A carefully choreographed assortment of potted plants is the surprise icing on the cake of this interior in the uber-fashionable ex-industrial back blocks of Milan’s Porta Genova.

Poetry in motion at Milan design week. Students of the Free University of Bozen created this installation in words and paper within the already exquisite cloisters of the Basilica of San Simpliciano.  The strange and beautiful effect seems both solemn and festive.

There’s something wonderful about this credenza by Alessandra Baldereschi.  One in a series of ‘four seasons’, this is summer.  Last year in Umbria I met a young artisan who made cabinets and armoires very similar to this one in the traditional manner, the way his father and grandfather before him had done.  He was looking for a new angle.  Something distinctive to grow his market while staying true to artisanal values.
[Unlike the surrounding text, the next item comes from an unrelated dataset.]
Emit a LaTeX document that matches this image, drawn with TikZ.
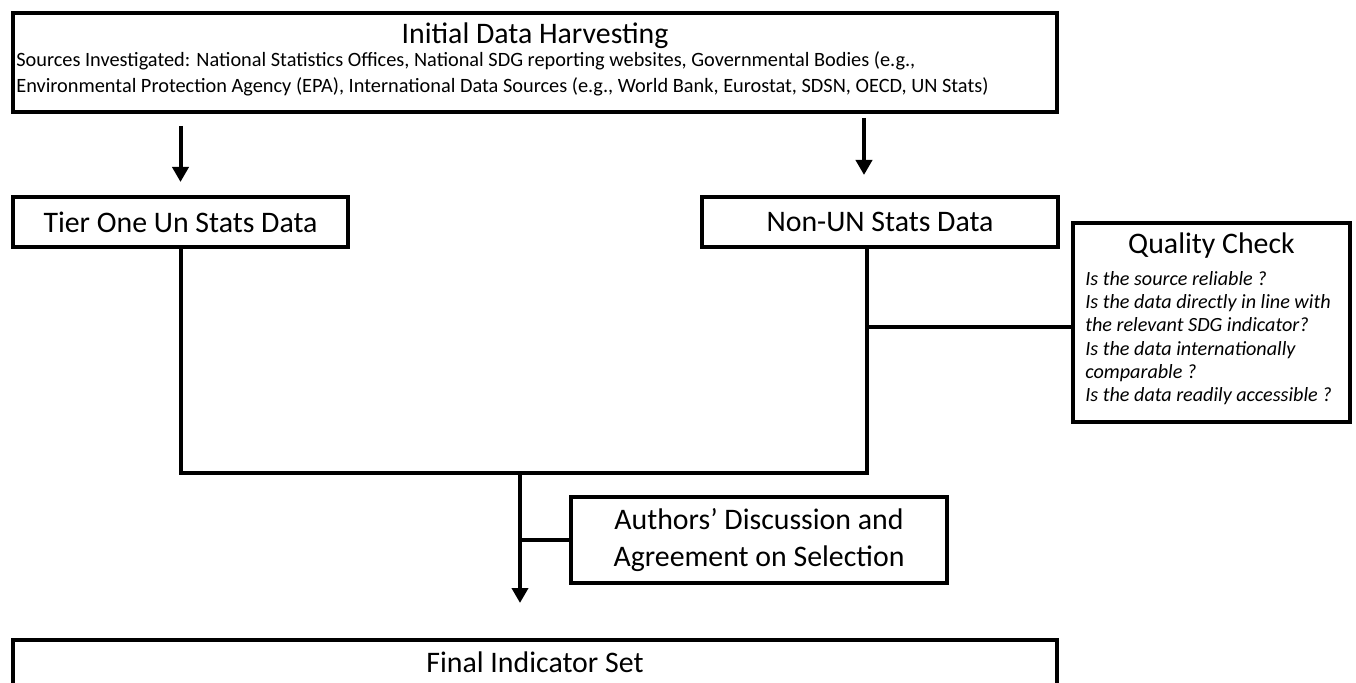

Baldereschi must have been listening.  

The console is one of 50 new pieces from the just-minted first collection of Italy’s youngest design brand, Skitsch.  Meaning the opposite of kitsch in Italian, Skitsch is the love child of ex B & B Italia/Mooi mover and shaker Renato Presi and design maven (and Skitsch creative director) Cristina Morozzi.  The brand refuses to be defined by any style tag, preferring instead to cultivate a deliberately mixed stable of young and established, mainly Italian designers, all lovingly encouraged to do their own thing.

Skitsch has just opened in grand style in Via Monte di Pieta’ 11, downtown Milan, to coincide with il Salone del Mobile.  And with profile and pedigree to outdo any design start-up on the planet, we certainly won’t be the only ones keeping an eye out.

I am liking what Italian designer Rodolfo Dordoni has say about the impact of the global economic downturn on design.  In a chat with Wallpaper on the occasion of the opening last month of the new Minotti flagship store in London (Dordoni is creative director), the Milanese architect was upbeat, – and apparently in no mood to mince words either – insisting the financial crunch can only have a positive impact.

“We have gone too far towards show and a type of vulgarity”, he says. “People have been too weak and spoiled and failed to develop their own style, and instead everything and everyone looks the same”. Dordoni is now looking forward to a move towards something more ‘discreet’ and ‘sobre’.  ”A change in priorities should result in something less exhibitionist, more sane and tasteful’, he says.  

And with all eyes starting to focus on what should be a more streamlined Milan design week in April, it’ll be interesting to see how many of Dordoni’s look-a-likes decide to stay home. 

I am captivated this post-industrial Milan courtyard, the forecourt to the abode (and, as I write, temporary retail outlet) of fashion designer Antonio Marras.  The unlikely, solitary olive tree (a reference to the stylist’s own Sardenian roots), perfectly proportioned, seems to pin the tiny piazza to the earth in a way the concrete walls do not, or cannot.  Guarding like a sentry.  A living talisman in a city where good fortune can seem in short supply perhaps?  And almost as much as the olive, I love the timber floor.  Stitched together from old railway sleepers and, just like the tree, delightfully unexpected.